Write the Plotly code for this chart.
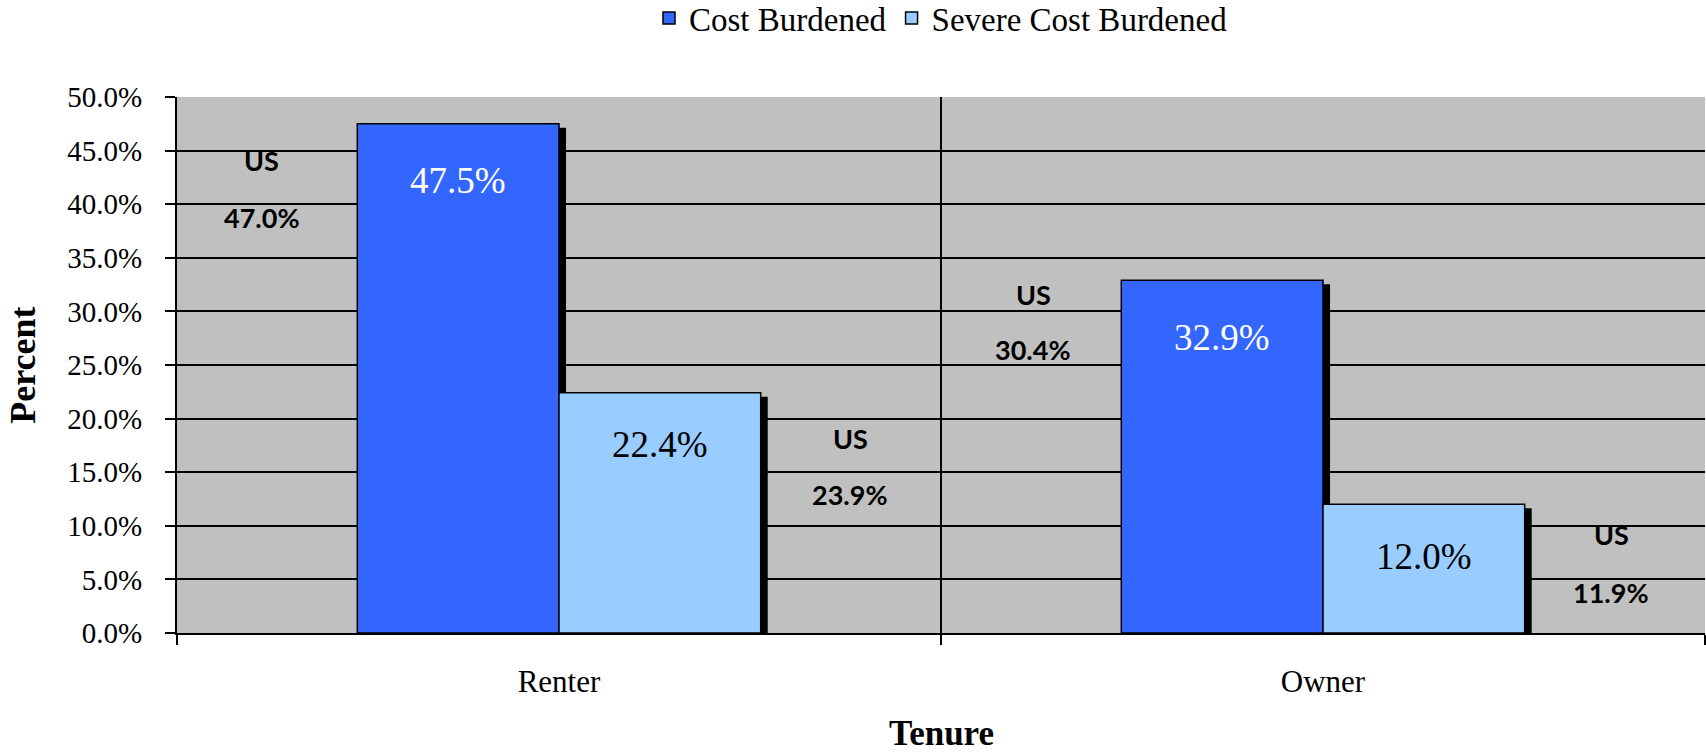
import plotly.graph_objects as go

# --- data ---
tenure = ["Renter", "Owner"]
cost_burdened = [47.5, 32.9]
severe_cost_burdened = [22.4, 12.0]
us_cost_burdened = [47.0, 30.4]
us_severe_cost_burdened = [23.9, 11.9]

# layout helpers (category units / percent units)
bar_w = 0.264
shadow_dx = 0.0092
shadow_dy = 0.37
# where the "US" text boxes sit: (x offset from category centre, y of "US", y of value)
us_cb_pos = [(-0.389, 44.1, 38.75), (-0.379, 31.6, 26.4)]
us_scb_pos = [(0.381, 18.1, 12.9), (0.377, 9.2, 3.8)]

SERIF = "Liberation Serif, Times New Roman, serif"
SANS = "Lato, Noto Sans, sans-serif"

fig = go.Figure()

def add_series(vals, name, color, offset):
    # drop shadow first, then the bar itself
    fig.add_trace(go.Bar(x=tenure, y=[v - shadow_dy for v in vals], width=bar_w,
                         offset=offset + shadow_dx, marker=dict(color="black", line=dict(width=0)),
                         showlegend=False, hoverinfo="skip"))
    fig.add_trace(go.Bar(x=tenure, y=vals, width=bar_w, offset=offset, name=name,
                         marker=dict(color=color, line=dict(color="black", width=1.5))))

add_series(cost_burdened, "Cost Burdened", "#3366FF", -bar_w)
add_series(severe_cost_burdened, "Severe Cost Burdened", "#99CCFF", 0)

annotations = []
# value labels inside the bars
for i, v in enumerate(cost_burdened):
    annotations.append(dict(x=i - bar_w / 2, y=v, yshift=-57, text=f"{v:.1f}%", showarrow=False,
                            font=dict(family=SERIF, size=37, color="white")))
for i, v in enumerate(severe_cost_burdened):
    annotations.append(dict(x=i + bar_w / 2, y=v, yshift=-52, text=f"{v:.1f}%", showarrow=False,
                            font=dict(family=SERIF, size=37, color="black")))
# US comparison labels
for vals, pos in ((us_cost_burdened, us_cb_pos), (us_severe_cost_burdened, us_scb_pos)):
    for i, (v, (dx, y_us, y_val)) in enumerate(zip(vals, pos)):
        annotations.append(dict(x=i + dx, y=y_us, text="<b>US</b>", showarrow=False,
                                font=dict(family=SANS, size=27, color="black")))
        annotations.append(dict(x=i + dx, y=y_val, text=f"<b>{v:.1f}%</b>", showarrow=False,
                                font=dict(family=SANS, size=27, color="black")))

# axis titles
annotations.append(dict(xref="paper", yref="paper", x=-0.101, y=0.5, xanchor="center",
                        yanchor="middle", text="<b>Percent</b>", textangle=-90, showarrow=False,
                        font=dict(family=SERIF, size=36, color="black")))
annotations.append(dict(xref="paper", yref="paper", x=0.5, y=-0.188, xanchor="center",
                        yanchor="middle", text="<b>Tenure</b>", showarrow=False,
                        font=dict(family=SERIF, size=35, color="black")))

fig.update_layout(
    width=1706, height=755,
    barmode="overlay",
    plot_bgcolor="#C0C0C0",
    paper_bgcolor="white",
    margin=dict(l=177, r=1, t=97, b=122),
    showlegend=True,
    legend=dict(orientation="h", x=0.5, xanchor="center", yref="container", y=0.976,
                yanchor="middle", font=dict(family=SERIF, size=33, color="black"),
                bgcolor="rgba(0,0,0,0)"),
    annotations=annotations,
    xaxis=dict(type="category", range=[-0.5, 1.5], tickson="boundaries", ticks="outside",
               ticklen=10, tickwidth=2, tickcolor="black", showgrid=True, gridcolor="black",
               gridwidth=2, showline=True, linecolor="black", linewidth=2,
               ticklabelstandoff=20, tickfont=dict(family=SERIF, size=31, color="black")),
    yaxis=dict(range=[0, 50], dtick=5, tickformat=".1f", ticksuffix="%", ticks="outside",
               ticklen=10, tickwidth=2, tickcolor="black", showgrid=True, gridcolor="black",
               gridwidth=2, zeroline=False, showline=True, linecolor="black", linewidth=2,
               ticklabelstandoff=17, tickfont=dict(family=SERIF, size=29, color="black")),
)

fig.write_html("out.html", config={"displayModeBar": False},
               post_script="document.body.style.margin='0';document.body.style.overflow='hidden';")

**Given problem:**
Begin at the first line of the data above and repeat each line exactly, stopping after the line containing "fig = go.Figure()". Omit the pictures.

**Solution for this task:**
Write the Plotly code for this chart.
import plotly.graph_objects as go

# --- data ---
tenure = ["Renter", "Owner"]
cost_burdened = [47.5, 32.9]
severe_cost_burdened = [22.4, 12.0]
us_cost_burdened = [47.0, 30.4]
us_severe_cost_burdened = [23.9, 11.9]

# layout helpers (category units / percent units)
bar_w = 0.264
shadow_dx = 0.0092
shadow_dy = 0.37
# where the "US" text boxes sit: (x offset from category centre, y of "US", y of value)
us_cb_pos = [(-0.389, 44.1, 38.75), (-0.379, 31.6, 26.4)]
us_scb_pos = [(0.381, 18.1, 12.9), (0.377, 9.2, 3.8)]

SERIF = "Liberation Serif, Times New Roman, serif"
SANS = "Lato, Noto Sans, sans-serif"

fig = go.Figure()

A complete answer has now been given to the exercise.